Je fais de la photographie de rue depuis le début des années 70. Sachant qu’elle est souvent affaire de discrétion, j’ai décidé à l’époque d’utiliser un des plus petits appareils manuels sur le marché, le Rollei 35s. Tout simple, celui-ci est muni d’une excellente lentille 40mm f/3.5 rétractable, d’une roulette pour régler la vitesse et une autre pour l’obturateur. La vitesse d’exécution étant un atout très important dans la prise de vue, j’ai fait le choix du cadrage vertical afin de gagner un temps précieux dans la manipulation de l’appareil. Finalement, afin d’éviter un effet trop granulé mes tirages, mon choix s’est porté sur le film noir et blanc de 125 asa.

Encore aujourd’hui, je travaille avec le même appareil, le même film ce qui donne à mes photographies un petit air de famille malgré le temps et l’espace qui les séparent les unes des autres.

Gilbert Duclos, Montréal, 2023

 
 

Reflection on Street Photography 

Since Niepce’s invention in 1829, photographers have been invested in public areas. Nearly 200 years have passed and street photography remains as current as ever. Architecture, fashion and technology evolve and therefore, so do the streets. We never cease to witness new social codes in public spaces. The photography of an young tattooed woman on her smartphone is the perfect example of this evolution in action.  

The photographer Robert Doisneau was absolutely correct when he said that the street is “a theatre where your ticket is paid by biding one’s time”. This made me realize that, in part, the street is a permanent show to offer for everyone. The countless distance walked, the days spent wasting time, are what keep us poised to witness decisive moments.

Photographing the unpredictability of urban life as it passes before us, is something we have no control over and it is no simple task.
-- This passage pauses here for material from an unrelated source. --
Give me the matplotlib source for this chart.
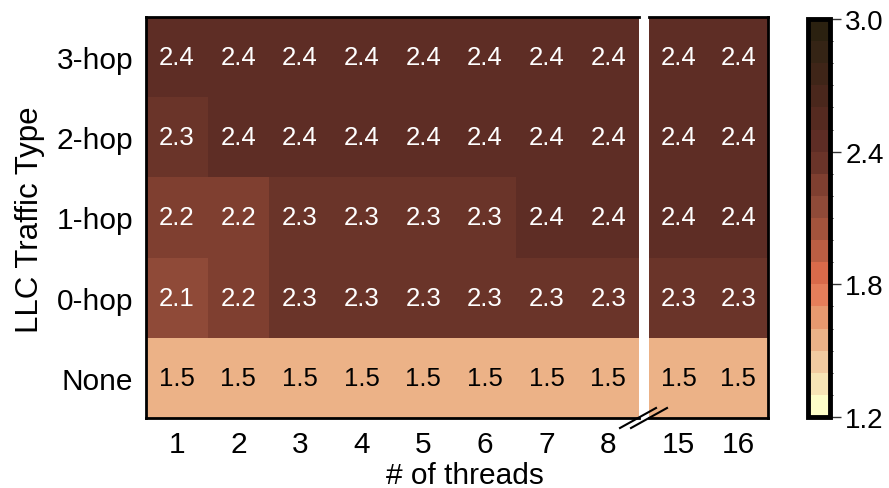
import numpy as np
import matplotlib
matplotlib.use("Agg")
import matplotlib.pyplot as plt
from matplotlib.colors import ListedColormap, BoundaryNorm
from matplotlib.lines import Line2D

plt.rcParams['font.family'] = ['Liberation Sans', 'DejaVu Sans']

# ---- data ----
threads = ["1", "2", "3", "4", "5", "6", "7", "8", "15", "16"]
traffic = ["None", "0-hop", "1-hop", "2-hop", "3-hop"]  # bottom -> top
none_vals = [1.53, 1.53, 1.53, 1.53, 1.53, 1.53, 1.53, 1.53, 1.53, 1.53]
hop0_vals = [2.14, 2.22, 2.32, 2.32, 2.32, 2.32, 2.33, 2.33, 2.33, 2.33]
hop1_vals = [2.22, 2.24, 2.31, 2.31, 2.32, 2.33, 2.42, 2.42, 2.42, 2.42]
hop2_vals = [2.34, 2.42, 2.42, 2.42, 2.42, 2.42, 2.42, 2.42, 2.42, 2.42]
hop3_vals = [2.42, 2.42, 2.42, 2.42, 2.42, 2.42, 2.42, 2.42, 2.42, 2.42]
cbar_ticks = [1.2, 1.8, 2.4, 3.0]

data = np.array([none_vals, hop0_vals, hop1_vals, hop2_vals, hop3_vals])

colors = ["#fdfdc8", "#f7e4b5", "#f2cba0", "#ecb287", "#e7996f", "#e57e5a",
          "#d96a4a", "#ba5e43", "#a3533c", "#8f4a38", "#7f3f30", "#6a3429",
          "#5e2d25", "#552a20", "#4a271c", "#3f2518", "#352415", "#2b2110"]
cmap = ListedColormap(colors)
bounds = np.linspace(1.2, 3.0, 19)
norm = BoundaryNorm(bounds, cmap.N)

W, H = 889, 489
fig = plt.figure(figsize=(W / 100, H / 100), dpi=100)

def fx(px):
    return px / W

def fy(py):
    return 1 - py / H

top, bot = 18, 419
ax1 = fig.add_axes([fx(146), fy(bot), fx(639) - fx(146), fy(top) - fy(bot)])
ax2 = fig.add_axes([fx(649), fy(bot), fx(768) - fx(649), fy(top) - fy(bot)])

nrow = len(traffic)
split = 8
parts = [(ax1, slice(0, split)), (ax2, slice(split, len(threads)))]
tfs = 21.5
afs = 18.5
mesh = None
for ax, sl in parts:
    sub = data[:, sl]
    ncol = sub.shape[1]
    mesh = ax.pcolormesh(np.arange(ncol + 1), np.arange(nrow + 1), sub,
                         cmap=cmap, norm=norm)
    for i in range(nrow):
        for j in range(ncol):
            v = sub[i, j]
            ax.text(j + 0.5, i + 0.5, f"{v:.1f}", ha="center", va="center",
                    fontsize=afs, color="white" if v > 1.9 else "black")
    ax.set_xlim(0, ncol)
    ax.set_ylim(0, nrow)
    ax.set_xticks(np.arange(ncol) + 0.5)
    ax.set_xticklabels(threads[sl], fontsize=tfs)
    ax.tick_params(axis="x", length=0, pad=9)
    ax.tick_params(axis="y", length=0, pad=9)
    for s in ax.spines.values():
        s.set_linewidth(2)
        s.set_color("black")

ax1.set_yticks(np.arange(nrow) + 0.5)
ax1.set_yticklabels(traffic, fontsize=tfs)
ax1.spines["right"].set_visible(False)
ax2.spines["left"].set_visible(False)
ax2.set_yticks([])
fig.text(fx(30), fy(220), "LLC Traffic Type", ha="center", va="center",
         rotation=90, fontsize=22.5)
fig.text(fx(465), fy(476), "# of threads", ha="center", va="center", fontsize=tfs)

# broken-axis marks
for dx in (0, 11):
    fig.add_artist(Line2D([fx(620 + dx), fx(656 + dx)], [fy(429), fy(409)],
                          color="black", lw=1.5, transform=fig.transFigure))

cax = fig.add_axes([fx(808), fy(418), fx(830) - fx(808), fy(20) - fy(418)])
cb = fig.colorbar(mesh, cax=cax, ticks=cbar_ticks, spacing="proportional")
cb.outline.set_linewidth(3.5)
cax.tick_params(labelsize=20, length=8, width=1, color="#333333", pad=3)
cax.set_yticklabels([f"{t:.1f}" for t in cbar_ticks])

fig.savefig("out.png", dpi=100)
It is crucial to seize the moment, to decide when to pull the trigger, just at the right moment and create an image that, ideally, reflects your signature style while retaining risk and unpredictability as the composition. I like images that tell a story or that suggest one. Each photograph must tell its own tale and not depend on other images to be understood. With this as my premise, I bear subjective witness on my contemporaries and allow myself to be entertained by the theatre of the streets. New realities are explored, slowly but surely, using the present as my photographic landscape. The arrival of digital technology and smartphones has encouraged the democratization and dissemination of images over the Internet and over social networks, has changed the game. The constant flow of photographs has exploded to such an extent that it has trivialized the image. The days when there were only a few hundred photographers haunting the streets of major cities are now gone. Another thorny issue is the question of “who owns the right to the image” which is putting the art of street photography at risk in many countries, including my own. In 1988, I was convicted at the Supreme Court of Canada. (Célèbre inconnue, Montreal 1987)

It is essential that photographers and cultural heads band together to defend the rights of photographers in public spaces. In 2005, I made a documentary film called “La rue zone interdite, The Street Off Limit” which addressed this issue. See in the movie section.

In addition to that, artificial intelligence is a new threat hanging on the horizon. Already many fake photographs are circulating around the social media… And the use of silver film also makes it possible to counteract this trend by making it possible to identify an image in a formal way.

I have been a street photographer since the early 1970s. I fully understand that discretion is vital, so I decided to use one of the smallest manual cameras available—the Rollei 35s. Simple and efficient, it comes with a retractable 40mm f/3.5 lens, no viewfinder and one roller wheel to adjust the speed and another for the shutter. Operating speed is a major asset for this model and I opted for vertical housing to save precious time when handling the camera. To avoid a granular effect on the image, I chose to use 125 asa film.

I still use the same camera to this day and I take the same approach to my photographs to preserve my signature style despite the time and places that separate them.